The NHS continued its strong performance on waiting times in February, achieving all three 18 week referral-to-treatment measures for the second consecutive month.
Nationally, 91.2 per cent of admitted patients were treated within 18 weeks, against a target of 90 per cent. This was down 0.2 per cent on January but up from 88.7 per cent a year ago.
Performance on the non-admitted pathway performance remained consistent with the previous month and year on year with 97.1 per cent patients seen within the timescale, against a target of 95 per cent.
In total 78.5 per cent of NHS trusts were meeting the target for admitted patients and 92.8 per cent achieved that for non-admitted patients.
Just 7.4 per cent of patients were waiting more than 18 weeks, within the limit of 8 per cent brought in under the 2012-13 Operating Framework. In total, 72.2 per cent of trusts met this target in February, compared to 65.5 per cent in November 2011.
Analysis of Department of Health data by NHS Gooroo Rob Findlay shows 5,696 patients had been waiting for longer than a year in February, compared to 10,407 in November - a 45 per cent drop. However, much of this reduction is likely to be due to data cleansing, after people who should not have been on waiting lists were removed.
The latest set of figures became a political football.
Labour shadow health secretary Andy Burnham picked on the 27 per cent increase in number of patients waiting over 18 weeks on the admitted pathway from 20,662 at the time of the election in May 2010 to 26,417 in February. He claimed that under David Cameron the NHS was “heading straight back to the bad old days of the last Tory government”.
In response, health minister Simon Burns highlighted the halving of the number of patients waiting more than six months to claim claimed the figures were proof the NHS was going “from strength to strength”. He accused Labour of scaremongering.

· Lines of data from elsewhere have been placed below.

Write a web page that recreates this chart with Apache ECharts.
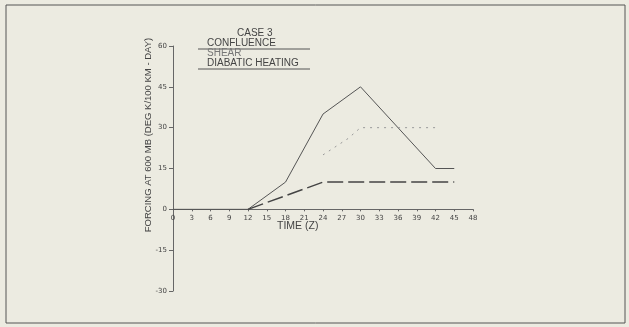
<!DOCTYPE html>
<html><head><meta charset="utf-8">
<script src="https://cdn.jsdelivr.net/npm/echarts@6/dist/echarts.min.js"></script>
<style>html,body{margin:0;padding:0;background:#ecebe1;}#c{width:629px;height:327px;}</style>
</head><body><div id="c"></div>
<script>
const xTicks = [0,3,6,9,12,15,18,21,24,27,30,33,36,39,42,45,48];
const confluence = [[0,0],[12,0],[18,10],[24,35],[30,45],[42,15],[45,15]];
const shear = [[24,20],[28,26],[30,30],[42,30]];
const diabatic = [[12,0],[24,10],[45,10]];
const seriesNames = ['CONFLUENCE','SHEAR','DIABATIC HEATING'];

const chart = echarts.init(document.getElementById('c'));
const txt = '#444';
const lab = {color:txt, fontFamily:'DejaVu Sans', fontSize:7};
const gridTop = 46, gridBottom = 36, H = 327 - gridTop - gridBottom;
const yMin = -30, yMax = 60;
const zeroOffset = -H * (0 - yMin) / (yMax - yMin);
const lf = '10px "Liberation Sans"';
chart.setOption({
  backgroundColor:'#ecebe1',
  animation:false,
  grid:{left:173, right:156, top:gridTop, bottom:gridBottom},
  xAxis:{type:'value', min:0, max:48, interval:3,
    position:'bottom', offset:zeroOffset,
    axisLine:{onZero:false, lineStyle:{color:'#666', width:1}},
    axisTick:{show:true, length:2, lineStyle:{color:'#666'}},
    axisLabel:{...lab, margin:5},
    splitLine:{show:false}
  },
  yAxis:{type:'value', min:yMin, max:yMax, interval:15,
    axisLine:{show:true, lineStyle:{color:'#666', width:1}},
    axisTick:{show:true, length:4, lineStyle:{color:'#666'}},
    axisLabel:{...lab, margin:6},
    splitLine:{show:false}
  },
  series:[
    {name:seriesNames[0], type:'line', data:confluence, symbol:'none',
     lineStyle:{color:'#555', width:1}},
    {name:seriesNames[1], type:'line', data:shear, symbol:'none',
     lineStyle:{color:'#999', width:1, type:[2,5]}},
    {name:seriesNames[2], type:'line', data:diabatic, symbol:'none',
     lineStyle:{color:'#444', width:1.5, type:[16,5]}}
  ],
  graphic:[
    {type:'rect', shape:{x:6, y:5, width:619, height:318}, style:{fill:'none', stroke:'#555', lineWidth:1}},
    {type:'text', left:237, top:28, style:{text:'CASE 3', fill:txt, font:lf}},
    {type:'text', left:207, top:38, style:{text:seriesNames[0], fill:txt, font:lf}},
    {type:'line', shape:{x1:198, y1:49, x2:310, y2:49}, style:{stroke:'#555', lineWidth:1}},
    {type:'text', left:207, top:48, style:{text:seriesNames[1], fill:'#777', font:lf}},
    {type:'text', left:207, top:58, style:{text:seriesNames[2], fill:txt, font:lf}},
    {type:'line', shape:{x1:198, y1:69, x2:310, y2:69}, style:{stroke:'#555', lineWidth:1}},
    {type:'text', left:277, top:221, style:{text:'TIME (Z)', fill:txt, font:'10.5px "Liberation Sans"'}},
    {type:'text', x:148, y:135, rotation:Math.PI/2,
     style:{text:'FORCING AT 600 MB (DEG K/100 KM - DAY)', fill:txt, font:'9.5px "Liberation Sans"', align:'center', verticalAlign:'middle'}}
  ]
});
</script></body></html>
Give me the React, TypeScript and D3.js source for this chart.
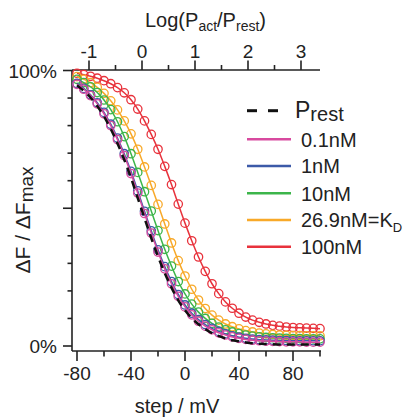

Deputy chief executive of the NHS Confederation David Stout said the performance was “no small achievement”, given the current pressures faced by the NHS.
He added: “Politicians will always argue their corner but it’s really important for the NHS that patients are given a clear picture of what is happening to waiting times.
“The number of people waiting in excess of 26 weeks, 39 weeks and 52 weeks have all continued to fall in the past six months. Furthermore, median waiting times have reduced dramatically from 14.3 weeks in August 2007 to 5.2 weeks in February 2012.
“But it is also true that some people still wait too long. The NHS will have to take a hard look at evidence where it suggests that alternative approaches to treatment could improve waiting times.”